## Written request
Exactly the lines from the start of the data below through the line that contains "quad = np.arange(1, 120)" are to be copied, with pictures left out.

------------------------------------------------

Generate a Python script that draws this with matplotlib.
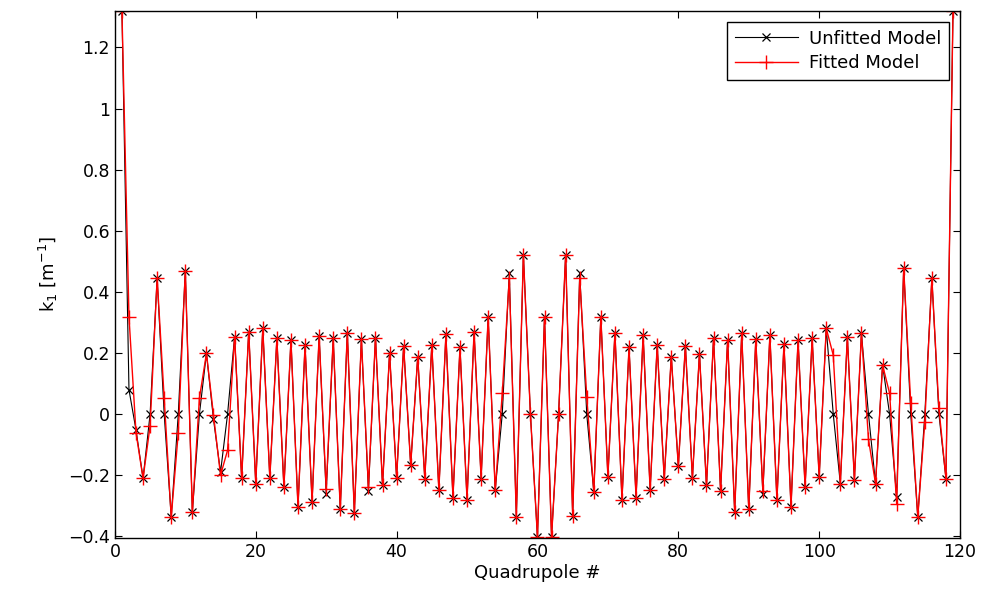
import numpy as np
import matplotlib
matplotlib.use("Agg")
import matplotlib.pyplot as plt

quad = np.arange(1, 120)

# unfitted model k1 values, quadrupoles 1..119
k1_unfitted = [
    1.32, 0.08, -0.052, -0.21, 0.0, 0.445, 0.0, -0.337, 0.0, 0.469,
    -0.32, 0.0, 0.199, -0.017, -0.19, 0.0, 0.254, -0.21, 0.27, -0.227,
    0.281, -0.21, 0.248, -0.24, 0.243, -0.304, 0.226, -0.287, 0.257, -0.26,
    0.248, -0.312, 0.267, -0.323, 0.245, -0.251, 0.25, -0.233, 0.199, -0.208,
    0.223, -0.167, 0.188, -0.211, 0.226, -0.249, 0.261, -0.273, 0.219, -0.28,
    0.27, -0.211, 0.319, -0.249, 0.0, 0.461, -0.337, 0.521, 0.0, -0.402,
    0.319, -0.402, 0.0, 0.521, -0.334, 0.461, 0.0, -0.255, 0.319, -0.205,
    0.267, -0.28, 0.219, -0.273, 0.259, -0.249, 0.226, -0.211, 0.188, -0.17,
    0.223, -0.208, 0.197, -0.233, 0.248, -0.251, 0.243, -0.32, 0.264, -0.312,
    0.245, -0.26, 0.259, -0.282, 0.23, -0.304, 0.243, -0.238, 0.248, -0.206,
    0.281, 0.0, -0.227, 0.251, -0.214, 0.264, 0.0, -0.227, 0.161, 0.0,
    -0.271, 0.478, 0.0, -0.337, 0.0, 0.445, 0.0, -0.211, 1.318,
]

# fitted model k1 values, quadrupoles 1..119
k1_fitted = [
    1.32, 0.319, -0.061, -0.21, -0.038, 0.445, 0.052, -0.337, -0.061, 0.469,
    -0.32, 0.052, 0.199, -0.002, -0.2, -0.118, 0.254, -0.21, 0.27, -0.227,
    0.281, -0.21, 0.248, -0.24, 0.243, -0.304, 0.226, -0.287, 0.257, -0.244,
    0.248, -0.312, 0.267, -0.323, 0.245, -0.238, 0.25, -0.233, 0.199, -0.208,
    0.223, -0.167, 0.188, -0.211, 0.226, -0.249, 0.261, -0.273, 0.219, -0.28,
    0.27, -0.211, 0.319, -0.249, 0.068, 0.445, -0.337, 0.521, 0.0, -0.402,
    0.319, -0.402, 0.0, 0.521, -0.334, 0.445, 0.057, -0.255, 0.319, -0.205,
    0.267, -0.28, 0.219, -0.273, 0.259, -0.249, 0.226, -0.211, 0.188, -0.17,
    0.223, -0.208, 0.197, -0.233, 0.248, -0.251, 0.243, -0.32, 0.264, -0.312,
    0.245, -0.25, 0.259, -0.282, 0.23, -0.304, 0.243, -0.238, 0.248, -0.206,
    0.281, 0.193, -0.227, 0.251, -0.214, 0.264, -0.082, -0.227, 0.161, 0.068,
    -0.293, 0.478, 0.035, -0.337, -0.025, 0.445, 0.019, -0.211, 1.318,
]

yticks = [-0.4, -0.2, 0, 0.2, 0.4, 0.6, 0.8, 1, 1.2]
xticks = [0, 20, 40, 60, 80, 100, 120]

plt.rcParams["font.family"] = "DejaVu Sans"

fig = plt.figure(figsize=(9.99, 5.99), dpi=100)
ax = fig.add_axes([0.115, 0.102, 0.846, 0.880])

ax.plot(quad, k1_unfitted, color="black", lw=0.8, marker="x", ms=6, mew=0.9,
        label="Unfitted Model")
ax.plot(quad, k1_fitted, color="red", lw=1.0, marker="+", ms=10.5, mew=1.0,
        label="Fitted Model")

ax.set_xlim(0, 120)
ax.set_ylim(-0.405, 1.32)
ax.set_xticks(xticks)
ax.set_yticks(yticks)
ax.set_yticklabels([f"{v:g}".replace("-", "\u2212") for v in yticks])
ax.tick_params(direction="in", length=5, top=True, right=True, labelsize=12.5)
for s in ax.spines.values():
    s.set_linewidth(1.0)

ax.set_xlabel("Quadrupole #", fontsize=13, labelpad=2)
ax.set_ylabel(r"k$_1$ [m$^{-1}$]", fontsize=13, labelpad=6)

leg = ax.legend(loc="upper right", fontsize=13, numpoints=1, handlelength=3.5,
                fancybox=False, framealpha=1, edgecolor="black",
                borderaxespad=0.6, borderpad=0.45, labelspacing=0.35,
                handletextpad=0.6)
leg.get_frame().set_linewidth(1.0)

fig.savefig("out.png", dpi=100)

------------------------------------------------

## Task result
Generate a Python script that draws this with matplotlib.
import numpy as np
import matplotlib
matplotlib.use("Agg")
import matplotlib.pyplot as plt

quad = np.arange(1, 120)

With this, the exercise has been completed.